The samples in the audio file were filed randomly. They represent 20 intervals. In each sample, there is a sound of 200 Hz (vibration per second) and another sound of 200, 205, ... up to 400 Hz. The evaluation asked was a number between -10 (diharmonious) and +10 (harmonious), 0 being neutral. Here is the graph that we computed out of these results :
As there are only 13 sets of values and only 20 different intervals, the curve is a bit rough and lacks precision. However, we can make the following observations:
- The first and last samples are considered harmonious. They represent the unison (two notes that are the same) and the octave (two notes separated by one octave, which means doubling the frequency).
- The area just after the unison and just before the octave are the less appreciated intervals.

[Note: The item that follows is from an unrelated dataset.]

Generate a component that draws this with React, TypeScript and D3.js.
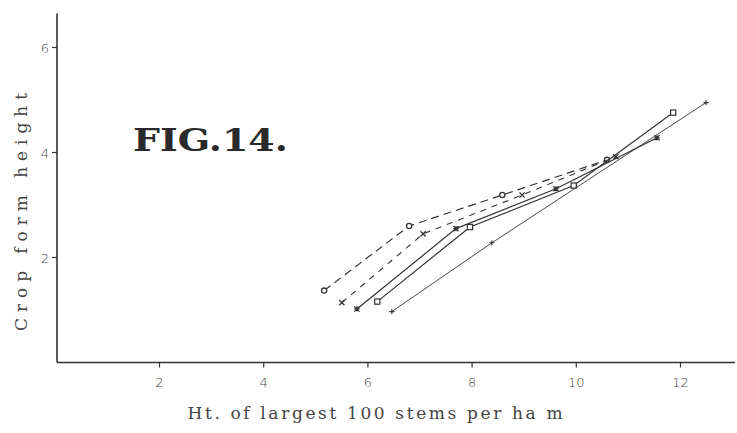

They have negative values associated with them. In these intervals you find the minor second (one half tone), the major second (2 half tones), the major seventh (one octave minus one half tone).
- The middle of the graph contains a large section that is considered mainly harmonious. They contain all the other intervals, starting with the minor third (3 half tones) up to the exact seventh. Note that the frequency choosen (200, 205,...) are not corresponding to exact musical intervals.
This is to be compared with an existing study that have been done by several researchers in that area (for instance Plomp and Levelt, in Journal of Acoustic Society, Am. 38 pages 548-560, in 1965). They asked many people to estimate the "disonance" of two pure sine waves and they got roughly the following graph:
This is also drawn on one octave interval. But the measure is here only dissonance, as far as I can understand. It is like measuring only the negative feeling (disturbance) that you get when you listen to a sound. From this curve it results that the negative part of the feeling you may develop from a sound is more intense in the middle band. When the two notes are very close together, it does not create this feeling very much (the left band) and when they are more apart (right band) the negative feeling decreases down to zero.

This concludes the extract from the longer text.